Leaving aside all these steps, I have tried to explore if a homomorphism can be obtained with the mapping $\Psi : G \rightarrow cl(a)$ whose kernel is $C(a)$
Then $\Psi(g_1g_2) = g_1g_2ag_2^{-1}g_1^{-1} \neq \Psi(g_1)\Psi(g_2) = g_1ag_1^{-1}g_2ag_2^{-1}$ in general or am I mistaken?
Thank you for your help.
For (ii), you got the first implication backwards: $$g_1 \, C(a) = g_2 \, C(a) \implies g_2^{-1} g_1 \in C(a) \implies (g_2^{-1} g_1) \, a = a \, (g_2^{-1} g_1) $$ $$ \implies g_1 a g_1^{-1} = g_2 a g_2^{-1} $$
For (iii), your goal in the proof of one-to-one is not to prove that $g_1=g_2$. It is to prove that $g_1 \, C(a) = g_2 \, C(a)$, and you are almost there.
For (iii), although you are correct that it is unnecessary to prove onto if the groups are finite, you should know that there is nonetheless a proof of onto that does not use finiteness.

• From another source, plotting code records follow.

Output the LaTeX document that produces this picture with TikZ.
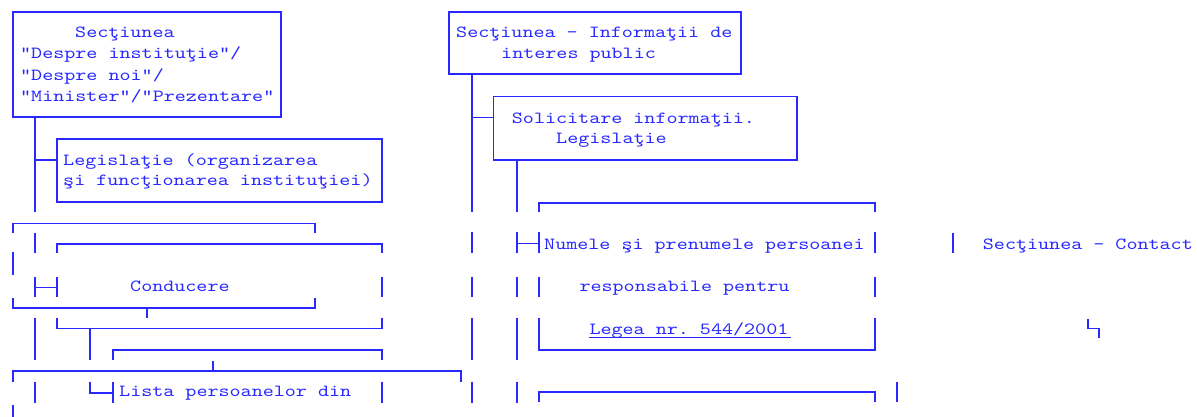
\documentclass[tikz,border=0pt]{standalone}
\usepackage{fontspec}
\setmonofont{lmmono10-regular.otf}[FakeStretch=1.238]
\definecolor{ink}{RGB}{40,40,255}
\begin{document}
\frenchspacing
\begin{tikzpicture}[x=1pt,y=-1pt,
  ln/.style={draw=ink,line width=1.6pt},
  boxn/.style={draw=ink,line width=1.6pt,rectangle,inner sep=0pt},
  txt/.style={text=ink,anchor=base west,inner sep=0pt,font=\ttfamily\fontsize{17}{21}\selectfont}]
\useasboundingbox (0,0) rectangle (1197,417);
% ---------- full boxes ----------
\node[boxn,minimum width=268.3pt,minimum height=104.7pt] (b1) at (146.85,64.65) {};
\node[boxn,minimum width=325pt,minimum height=63pt] (b2) at (219.5,170.5) {};
\node[boxn,minimum width=291.7pt,minimum height=61.7pt] (bE) at (594.85,43.15) {};
\node[boxn,minimum width=303.4pt,minimum height=63.3pt] (bF) at (645,128.35) {};
% ---------- texts ----------
\node[txt] (t1a) at (75,37.5) {Secţiunea};
\node[txt] (t1b) at (20,59) {"Despre instituţie"/};
\node[txt] (t1c) at (20,80.3) {"Despre noi"/};
\node[txt] (t1d) at (20,101.7) {"Minister"/"Prezentare"};
\node[txt] (t2a) at (63,165) {Legislaţie (organizarea};
\node[txt] (t2b) at (63,185.5) {şi funcţionarea instituţiei)};
\node[txt] (tEa) at (456,37.7) {Secţiunea - Informaţii de};
\node[txt] (tEb) at (501,58.5) {interes public};
\node[txt] (tFa) at (511.7,123.3) {Solicitare informaţii.};
\node[txt] (tFb) at (556,144) {Legislaţie};
\node[txt] (tC) at (130,291.7) {Conducere};
\node[txt] (tL) at (119,396.7) {Lista persoanelor din};
\node[txt] (tNa) at (544,249) {Numele şi prenumele persoanei};
\node[txt] (tNb) at (579.3,291.7) {responsabile pentru};
\node[txt] (tNc) at (589.3,334) {Legea nr. 544/2001};
\node[txt] (tS) at (982.7,249) {Secţiunea - Contact};
\draw[ink,line width=1.1pt] (589.3,337.5) -- (790.7,337.5);
% ---------- left trunk ----------
\coordinate (j2) at (35,160);
\coordinate (jF) at (471.7,117.7);
\draw[ln] (35,117) -- (35,212);
\draw[ln] (j2) -- (j2 -| b2.west);
\foreach \a/\b in {233/253,277/297,318/360,382/403} \draw[ln] (35,\a) -- (35,\b);
% box A (Conducere outer)
\draw[ln] (12.7,233) -- (12.7,223.3) -- (315,223.3) -- (315,233);
\draw[ln] (12.7,251.5) -- (12.7,274.5);
\draw[ln] (12.7,298) -- (12.7,307.7) -- (315,307.7) -- (315,298);
\draw[ln] (146.7,307.7) -- (146.7,318);
% box B
\draw[ln] (57,253) -- (57,244) -- (382,244) -- (382,253);
\draw[ln] (382,277) -- (382,297);
\draw[ln] (35,287.3) -- (57,287.3);
\draw[ln] (57,277) -- (57,297);
\draw[ln] (57,318) -- (57,328.3) -- (382,328.3) -- (382,318);
\draw[ln] (90,328.3) -- (90,360);
\draw[ln] (90,382) -- (90,392.7) -- (112.7,392.7);
\draw[ln] (112.7,382) -- (112.7,403);
% box C
\draw[ln] (112.7,360) -- (112.7,350) -- (382,350) -- (382,360);
\draw[ln] (382,382) -- (382,403);
% bracket D
\draw[ln] (12.7,382) -- (12.7,371) -- (461,371) -- (461,382);
\draw[ln] (213,371) -- (213,360.7);
\draw[ln] (12.7,405) -- (12.7,417);
% ---------- middle trunk ----------
\draw[ln] (471.7,74) -- (471.7,212);
\draw[ln] (jF) -- (jF -| bF.west);
\foreach \a/\b in {231.7/253.3,276.7/296.7,318.3/360,381.7/403} \draw[ln] (471.7,\a) -- (471.7,\b);
\draw[ln] (516.7,160) -- (516.7,211.7);
\foreach \a/\b in {231.7/253.3,276.7/296.7,318.3/360,381.7/403} \draw[ln] (516.7,\a) -- (516.7,\b);
\draw[ln] (516.7,243.3) -- (539,243.3);
\draw[ln] (539,231.7) -- (539,253.3);
% box G
\draw[ln] (539,211.7) -- (539,202.7) -- (875,202.7) -- (875,211.7);
\draw[ln] (875,231.7) -- (875,253.3);
\draw[ln] (875,276.7) -- (875,296.7);
\draw[ln] (539,276.7) -- (539,296.7);
\draw[ln] (539,318.3) -- (539,350) -- (875,350) -- (875,318.3);
% box H
\draw[ln] (539,401.7) -- (539,391.7) -- (875,391.7) -- (875,401.7);
\draw[ln] (896.7,381.7) -- (896.7,401.7);
% ---------- right ----------
\draw[ln] (952.7,233.3) -- (952.7,253.3);
\draw[ln] (1087.7,319) -- (1087.7,328.3) -- (1099,328.3) -- (1099,338.3);
\end{tikzpicture}
\end{document}
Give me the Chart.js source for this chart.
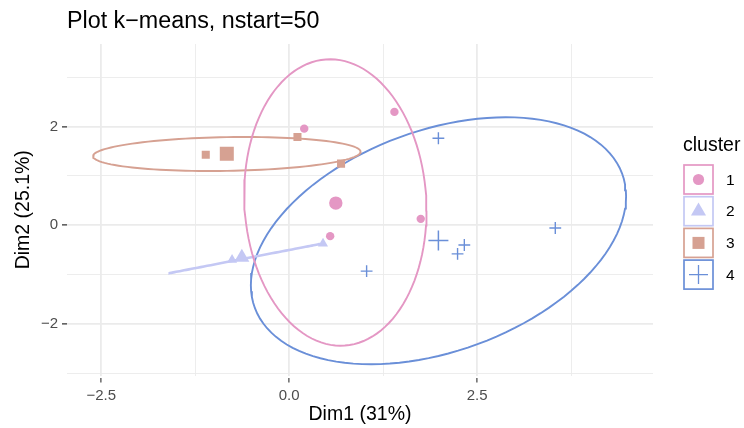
<!DOCTYPE html>
<html lang="en">
  <head>
    <meta charset="UTF-8" />
    <title>Plot k-means, nstart=50</title>
    <script src="https://cdn.jsdelivr.net/npm/chart.js"></script>
    <style>
      body { margin: 0; background: #fff; }
      #wrap { width: 744px; height: 428px; }
    </style>
  </head>
  <body>
    <div id="wrap"><canvas id="kmeans" width="744" height="428"></canvas></div>
    <script>
      // cluster labels + colours
      const clusters = ["1", "2", "3", "4"];
      const colors = ["#E497C4", "#C4C8F4", "#D6A192", "#6A8FD8"];
      const shapes = ["circle", "triangle", "rect", "cross"];

      // individual points (Dim1, Dim2)
      const c1X = [0.2, 1.4, 1.75, 0.545];
      const c1Y = [1.96, 2.3, 0.13, -0.22];
      const c2X = [-0.76, 0.45];
      const c2Y = [-0.7, -0.37];
      const c3X = [-1.11, 0.11, 0.69];
      const c3Y = [1.43, 1.79, 1.25];
      const c4X = [1.985, 2.33, 2.24, 3.54, 1.03];
      const c4Y = [1.765, -0.4, -0.58, -0.055, -0.93];

      // cluster centres
      const centerX = [0.62, -0.63, -0.83, 1.985];
      const centerY = [0.45, -0.65, 1.45, -0.31];

      // ellipse per cluster: centre, half-extent in x / y, correlation
      const ellCx = [0.614, -0.59, -0.83, 1.986];
      const ellCy = [0.462, -0.675, 1.446, -0.314];
      const ellSx = [1.213, 1.0, 1.78, 2.496];
      const ellSy = [2.905, 0.295, 0.345, 2.505];
      const ellRho = [-0.057, 1.0, 0.13, 0.36];

      // axes
      const xTickValues = [-2.5, 0, 2.5];
      const xMinorValues = [-1.25, 1.25, 3.75];
      const yTickValues = [-2, 0, 2];
      const yMinorValues = [-3, -1, 1, 3];
      const xRange = [-2.956, 4.84];
      const yRange = [-3.047, 3.677];

      const FONT = "'Liberation Sans', Arial, Helvetica, sans-serif";
      const pointsX = [c1X, c2X, c3X, c4X];
      const pointsY = [c1Y, c2Y, c3Y, c4Y];
      const smallR = [4.2, 5.8, 5.7, 5.9];
      const bigR = [6.7, 8.7, 9.9, 10];

      function fmt(v, d) {
        return (v < 0 ? "\u2212" : "") + Math.abs(v).toFixed(d);
      }

      function ellipsePoints(i) {
        const pts = [];
        const k = Math.sqrt(Math.max(0, 1 - ellRho[i] * ellRho[i]));
        for (let s = 0; s <= 120; s++) {
          const t = (s / 120) * Math.PI * 2;
          pts.push({
            x: ellCx[i] + ellSx[i] * Math.cos(t),
            y: ellCy[i] + ellSy[i] * (ellRho[i] * Math.cos(t) + k * Math.sin(t)),
          });
        }
        return pts;
      }

      const datasets = [];
      clusters.forEach((c, i) => {
        datasets.push({
          label: "ellipse " + c,
          data: ellipsePoints(i),
          showLine: true,
          borderColor: colors[i],
          borderWidth: i === 1 ? 2.6 : 1.9,
          pointRadius: 0,
          tension: 0,
          fill: false,
          order: 3,
        });
        datasets.push({
          label: c,
          data: pointsX[i].map((x, j) => ({ x: x, y: pointsY[i][j] })),
          pointStyle: shapes[i],
          pointRadius: smallR[i],
          backgroundColor: colors[i],
          borderColor: colors[i],
          borderWidth: shapes[i] === "cross" ? 1.4 : 0,
          order: 2,
        });
        datasets.push({
          label: "centre " + c,
          data: [{ x: centerX[i], y: centerY[i] }],
          pointStyle: shapes[i],
          pointRadius: bigR[i],
          backgroundColor: colors[i],
          borderColor: colors[i],
          borderWidth: shapes[i] === "cross" ? 1.5 : 0,
          order: 1,
        });
      });

      function gridFor(majors) {
        const isMajor = (ctx) => ctx.tick && majors.includes(ctx.tick.value);
        return {
          color: "#EBEBEB",
          lineWidth: (ctx) => (isMajor(ctx) ? 1.8 : 0.9),
          tickColor: (ctx) => (isMajor(ctx) ? "#333333" : "rgba(0,0,0,0)"),
          tickLength: 7,
          tickWidth: 1.1,
          tickBorderDash: [0, 2, 10, 100],
        };
      }

      // title, axis titles and legend drawn beside the panel
      const decorations = {
        id: "decorations",
        afterDraw(chart) {
          const ctx = chart.ctx;
          const area = chart.chartArea;
          ctx.save();
          ctx.fillStyle = "#000";
          ctx.textBaseline = "alphabetic";
          ctx.textAlign = "left";
          ctx.font = "23.3px " + FONT;
          ctx.fillText("Plot k\u2212means, nstart=50", area.left, 28);

          ctx.font = "19.5px " + FONT;
          ctx.textAlign = "center";
          ctx.textBaseline = "middle";
          ctx.fillText("Dim1 (31%)", (area.left + area.right) / 2, 415);
          ctx.save();
          ctx.translate(24, (area.top + area.bottom) / 2);
          ctx.rotate(-Math.PI / 2);
          ctx.fillText("Dim2 (25.1%)", 0, 0);
          ctx.restore();

          // legend
          ctx.textAlign = "left";
          ctx.textBaseline = "alphabetic";
          ctx.fillText("cluster", 683, 151);
          const legendR = [5.6, 8.7, 8.5, 9.5];
          clusters.forEach((c, i) => {
            const bx = 684, by = 165 + i * 31.7, bs = 29;
            const cx = bx + bs / 2, cy = by + bs / 2;
            ctx.fillStyle = "#fff";
            ctx.fillRect(bx, by, bs, bs);
            ctx.strokeStyle = colors[i];
            ctx.lineWidth = 1.7;
            ctx.strokeRect(bx, by, bs, bs);
            ctx.fillStyle = colors[i];
            const r = legendR[i];
            ctx.beginPath();
            if (shapes[i] === "circle") {
              ctx.arc(cx, cy, r, 0, Math.PI * 2);
              ctx.fill();
            } else if (shapes[i] === "triangle") {
              ctx.moveTo(cx, cy - r);
              ctx.lineTo(cx + r * 0.866, cy + r * 0.5);
              ctx.lineTo(cx - r * 0.866, cy + r * 0.5);
              ctx.closePath();
              ctx.fill();
            } else if (shapes[i] === "rect") {
              const h = r * Math.SQRT1_2;
              ctx.fillRect(cx - h, cy - h, 2 * h, 2 * h);
            } else {
              ctx.lineWidth = 1.3;
              ctx.moveTo(cx - r, cy);
              ctx.lineTo(cx + r, cy);
              ctx.moveTo(cx, cy - r);
              ctx.lineTo(cx, cy + r);
              ctx.stroke();
            }
            ctx.fillStyle = "#000";
            ctx.font = "15.5px " + FONT;
            ctx.textBaseline = "middle";
            ctx.fillText(c, 726, cy + 1);
            ctx.textBaseline = "alphabetic";
            ctx.font = "19.5px " + FONT;
          });
          ctx.restore();
        },
      };

      new Chart(document.getElementById("kmeans"), {
        type: "scatter",
        data: { datasets: datasets },
        options: {
          responsive: false,
          animation: false,
          devicePixelRatio: 1,
          layout: { padding: { top: 44, right: 91, bottom: 0, left: 0 } },
          plugins: {
            legend: { display: false },
            tooltip: { enabled: false },
            title: { display: false },
          },
          scales: {
            x: {
              type: "linear",
              min: xRange[0],
              max: xRange[1],
              afterBuildTicks: (s) => {
                s.ticks = xTickValues.concat(xMinorValues).sort((a, b) => a - b).map((v) => ({ value: v }));
              },
              afterFit: (s) => { s.height = 52.5; },
              ticks: {
                autoSkip: false,
                maxRotation: 0,
                padding: 4,
                color: "#4D4D4D",
                font: { size: 15, family: FONT },
                callback: (v) => (xTickValues.includes(v) ? fmt(v, 1) : ""),
              },
              grid: gridFor(xTickValues),
              border: { display: false },
            },
            y: {
              type: "linear",
              min: yRange[0],
              max: yRange[1],
              afterBuildTicks: (s) => {
                s.ticks = yTickValues.concat(yMinorValues).sort((a, b) => a - b).map((v) => ({ value: v }));
              },
              afterFit: (s) => { s.width = 67; },
              ticks: {
                autoSkip: false,
                padding: 2,
                color: "#4D4D4D",
                font: { size: 15, family: FONT },
                callback: (v) => (yTickValues.includes(v) ? fmt(v, 0) : ""),
              },
              grid: gridFor(yTickValues),
              border: { display: false },
            },
          },
        },
        plugins: [decorations],
      });
    </script>
  </body>
</html>
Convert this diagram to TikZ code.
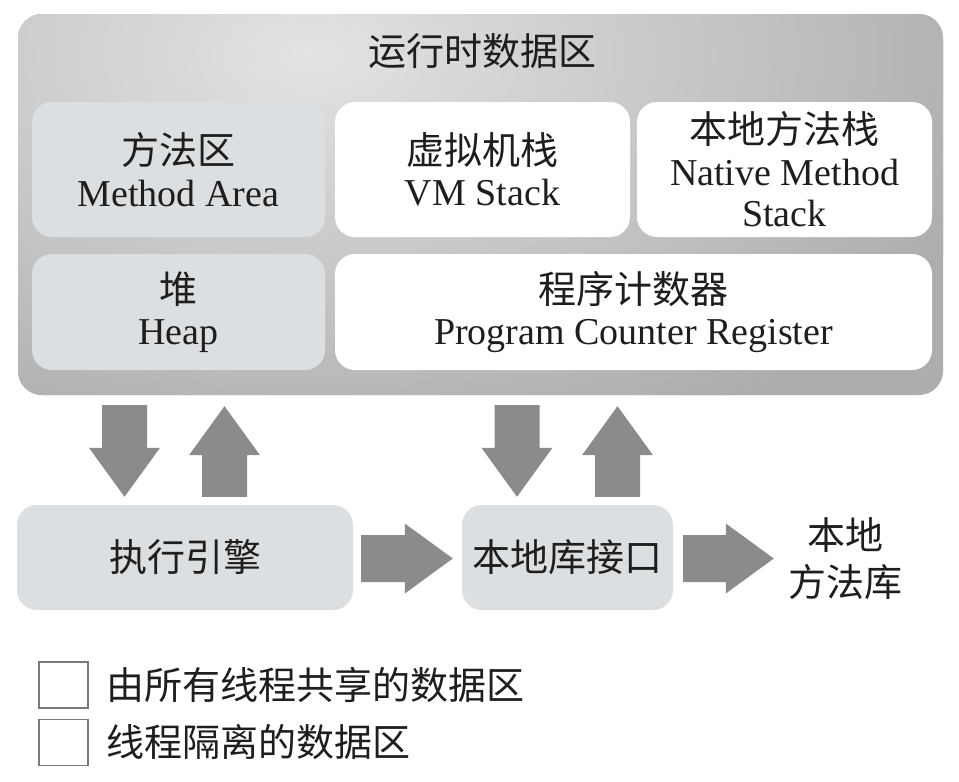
\documentclass[tikz,border=0pt]{standalone}
\usepackage{fontspec}
\setmainfont{Liberation Serif}
\newfontfamily\cjk{Noto Sans CJK SC}
\usetikzlibrary{calc}

\definecolor{inktext}{HTML}{1E1E1E}
\definecolor{rtbase}{HTML}{ABADAF}
\definecolor{rtglow}{HTML}{E2E3E4}
\definecolor{sharedfill}{HTML}{DCDFE1}
\definecolor{arrowgray}{HTML}{8A8B8C}
\definecolor{keyline}{HTML}{7A7A7A}

% vertical block arrow: #1 = shaft end, #2 = tip, #3 = signed offset from tip to head base
\newcommand\vblock[3]{%
  \fill[blockarrow] ($(#1)+(-22.5,0)$) -- ($(#1)+(22.5,0)$) -- ($(#2)+(22.5,#3)$)
    -- ($(#2)+(35.5,#3)$) -- (#2) -- ($(#2)+(-35.5,#3)$) -- ($(#2)+(-22.5,#3)$) -- cycle;}
% horizontal block arrow pointing right: #1 = shaft start, #2 = tip
\newcommand\hblock[2]{%
  \fill[blockarrow] ($(#1)+(0,-23.5)$) -- ($(#2)+(-48,-23.5)$) -- ($(#2)+(-48,-35)$)
    -- (#2) -- ($(#2)+(-48,35)$) -- ($(#2)+(-48,23.5)$) -- ($(#1)+(0,23.5)$) -- cycle;}

\begin{document}
\begin{tikzpicture}[x=1pt,y=-1pt,
  lbl/.style={font=\fontsize{38}{41.5}\selectfont, align=center, text=inktext, inner sep=0pt},
  outerbox/.style={rounded corners=24pt, fill=rtbase, inner sep=0pt,
    path picture={\shade[inner color=rtglow, outer color=rtbase]
      ([xshift=-170pt,yshift=150pt]path picture bounding box.center) ellipse (720pt and 420pt);}},
  sharedbox/.style={lbl, rounded corners=20pt, fill=sharedfill},
  privatebox/.style={lbl, rounded corners=20pt, fill=white},
  blockarrow/.style={fill=arrowgray},
  keybox/.style={draw=keyline, line width=1.2pt, fill=white, minimum width=49pt, minimum height=46pt, inner sep=0pt}]

\useasboundingbox (0,0) rectangle (959,782);
\fill[white] (0,0) rectangle (959,782);

% runtime data area
\node[outerbox, minimum width=925pt, minimum height=381pt] (rt) at (480.5,204.5) {};
\node[lbl] (rttitle) at (482,51) {\cjk 运行时数据区};

\node[sharedbox, minimum width=293pt, minimum height=135pt] (method) at (178.5,169.5)
  {{\cjk 方法区}\\Method Area};
\node[privatebox, minimum width=295pt, minimum height=135pt] (vmstack) at (482.5,169.5)
  {{\cjk 虚拟机栈}\\VM Stack};
\node[privatebox, minimum width=295pt, minimum height=135pt] (nstack) at (784.5,169.5)
  {{\cjk 本地方法栈}\\Native Method\\Stack};
\node[sharedbox, minimum width=293pt, minimum height=116pt] (heap) at (178.5,312)
  {{\cjk 堆}\\Heap};
\node[privatebox, minimum width=597pt, minimum height=116pt] (pc) at (633.5,312)
  {{\cjk 程序计数器}\\Program Counter Register};

% execution side
\node[sharedbox, minimum width=336pt, minimum height=105pt] (exec) at (185,557.5) {\cjk 执行引擎};
\node[sharedbox, minimum width=211pt, minimum height=105pt] (jni) at (567.5,557.5) {\cjk 本地库接口};
\node[lbl, font=\fontsize{38}{47}\selectfont] (lib) at (845,558.5) {\cjk 本地\\\cjk 方法库};

% data flow between the areas
\coordinate (c1) at (124.5,0);
\coordinate (c2) at (224.5,0);
\coordinate (c3) at (517,0);
\coordinate (c4) at (617.5,0);

\path ($(rt.south -| c1)+(0,10)$) coordinate (a1s) ($(exec.north -| c1)+(0,-8)$) coordinate (a1t);
\path ($(exec.north -| c2)+(0,-8)$) coordinate (a2s) ($(rt.south -| c2)+(0,11)$) coordinate (a2t);
\path ($(rt.south -| c3)+(0,10)$) coordinate (a3s) ($(jni.north -| c3)+(0,-8)$) coordinate (a3t);
\path ($(jni.north -| c4)+(0,-8)$) coordinate (a4s) ($(rt.south -| c4)+(0,11)$) coordinate (a4t);
\path ($(exec.east)+(8,1)$) coordinate (a5s) ($(jni.west)+(-9,1)$) coordinate (a5t);
\path ($(jni.east)+(10,1)$) coordinate (a6s) ($(lib.west)+(-14,0)$) coordinate (a6t);

\vblock{a1s}{a1t}{-49}
\vblock{a2s}{a2t}{49}
\vblock{a3s}{a3t}{-49}
\vblock{a4s}{a4t}{49}
\hblock{a5s}{a5t}
\hblock{a6s}{a6t}

% key
\node[keybox] (key1) at (63.5,685) {};
\node[lbl, anchor=west] (key1txt) at (106,685) {\cjk 由所有线程共享的数据区};
\node[keybox] (key2) at (63.5,742.5) {};
\node[lbl, anchor=west] (key2txt) at (106,742) {\cjk 线程隔离的数据区};
\end{tikzpicture}
\end{document}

Thus, one gets that for any group $G$, finite or infinite, and for any $a \in G$, the cardinality of the conjugacy class of $a$ equals the index of $C(a)$ in $G$.
For your final quote, $cl(a)$ need not be a group, it's just a subset of $G$ in general that is not closed under the operation. And $C(a)$ need not be a normal subgroup. So no, in general you cannot expect the existence of such a homomorphism.